Kolaborasi antara Masyarakat, Komunitas dan Pemerintah
Perubahan yang bersifat sistemik tidak akan berhasil jika hanya dilakukan oleh satu pihak. Sekolah, lembaga keagamaan, komunitas lokal, dan pelaku usaha harus turut menjadi bagian dari upaya kolektif ini. Ketika seluruh elemen masyarakat menyuarakan nilai yang sama, bahwa menjaga lingkungan adalah tanggung jawab Bersama, maka akan terbentuk ekosistem sosial yang mendukung terbentuknya budaya baru yang lebih peduli terhadap keberlanjutan.
Membangun Norma Sosial
Transformasi budaya dapat dimulai dari lingkungan terkecil, seperti RT, RW, atau desa dengan menciptakan norma sosial baru yang tidak lagi mentoleransi tindakan merugikan lingkungan. Membangun budaya malu atas perilaku membuang sampah sembarangan, misalnya, dapat menjadi alat kontrol sosial yang lebih efektif dibandingkan aturan tertulis.
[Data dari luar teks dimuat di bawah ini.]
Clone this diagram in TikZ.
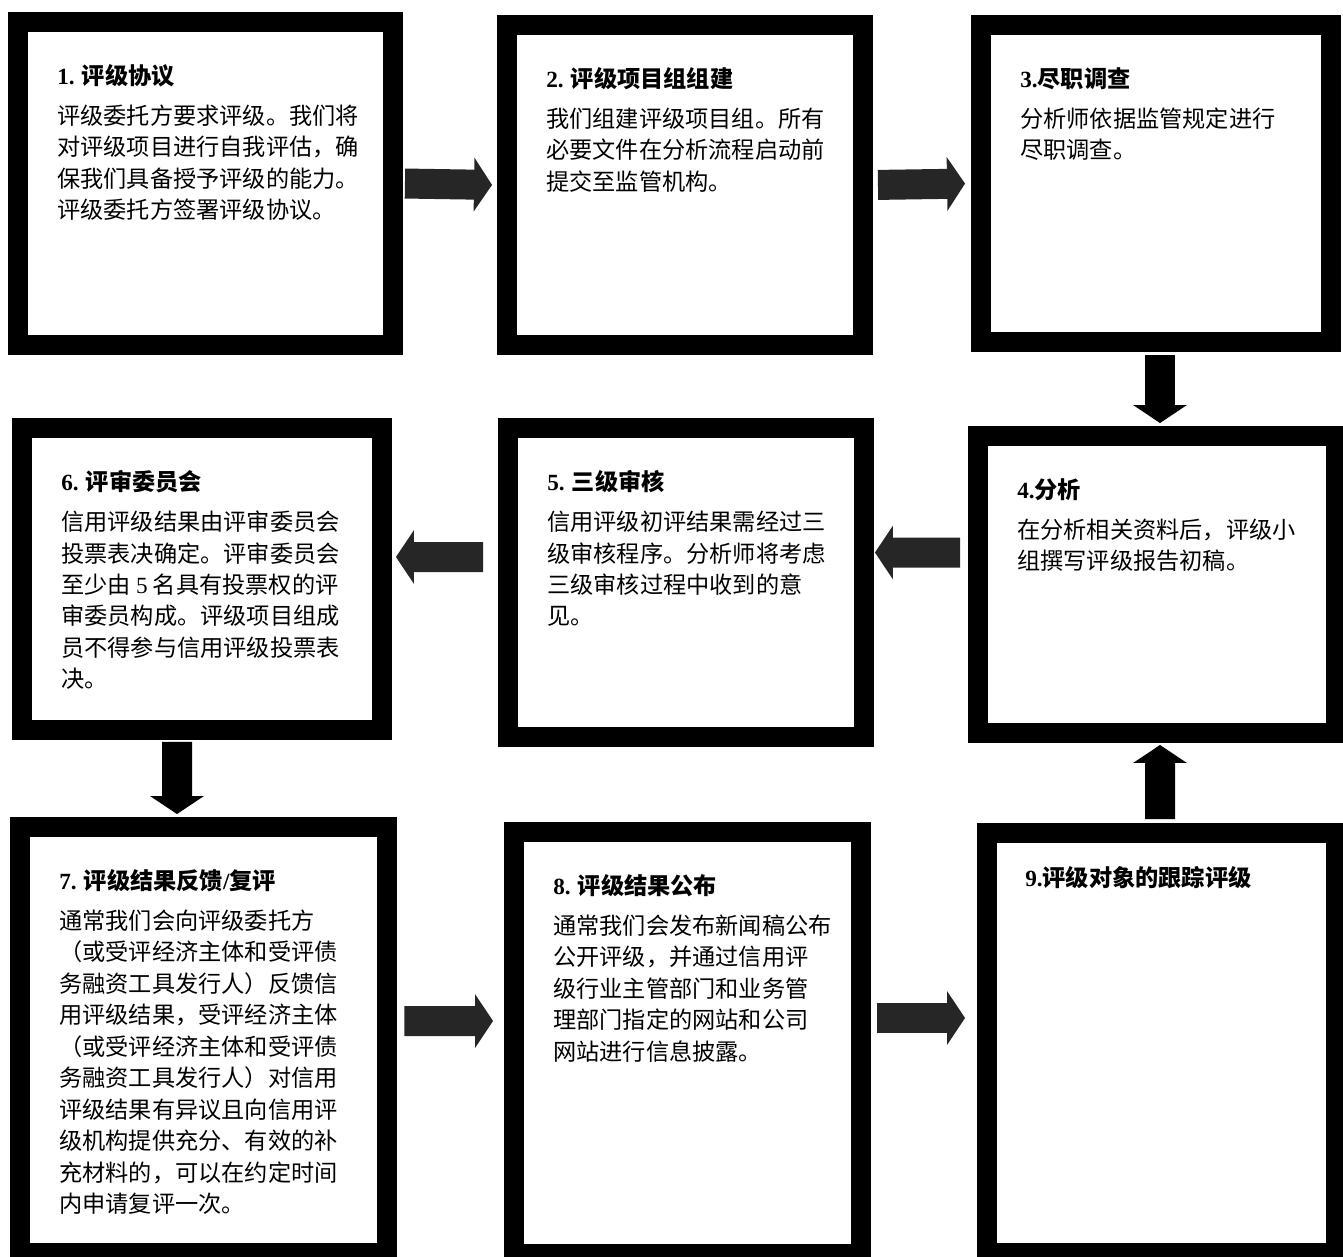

Ketika suatu perilaku dianggap tidak pantas secara sosial, maka kemungkinan besar akan ditinggalkan, bahkan tanpa adanya tekanan hukum.
Menuju Kesadaran yang Berkelanjutan
Berbagai upaya tersebut hanya akan membuahkan hasil apabila dijalankan secara konsisten dan lintas generasi. Kesadaran yang dibangun atas dasar keterpaksaan atau ketakutan akan bencana cenderung bersifat sementara. Sebaliknya, kesadaran yang tumbuh dari pemahaman, keterlibatan, dan rasa tanggung jawab kolektif memiliki potensi untuk menjadi bagian dari budaya hidup masyarakat. Bila dicermati, yang membuat perubahan bertahan bukanlah program sesaat, tetapi kebiasaan sehari-hari yang dilakukan secara konsisten.
Pada akhirnya, daur ulang yang paling penting bukan hanya pada barang bekas, tapi pada cara kita memandang lingkungan. Jika kesadaran bisa kita daur ulang menjadi budaya, dan rasa tanggung jawab bisa dikembalikan ke tempatnya di dalam hati dan perilaku, maka kita tidak lagi harus menunggu banjir untuk mulai peduli.
Dan mungkin, suatu hari nanti, sampah tidak lagi menjadi musuh yang kita ciptakan sendiri.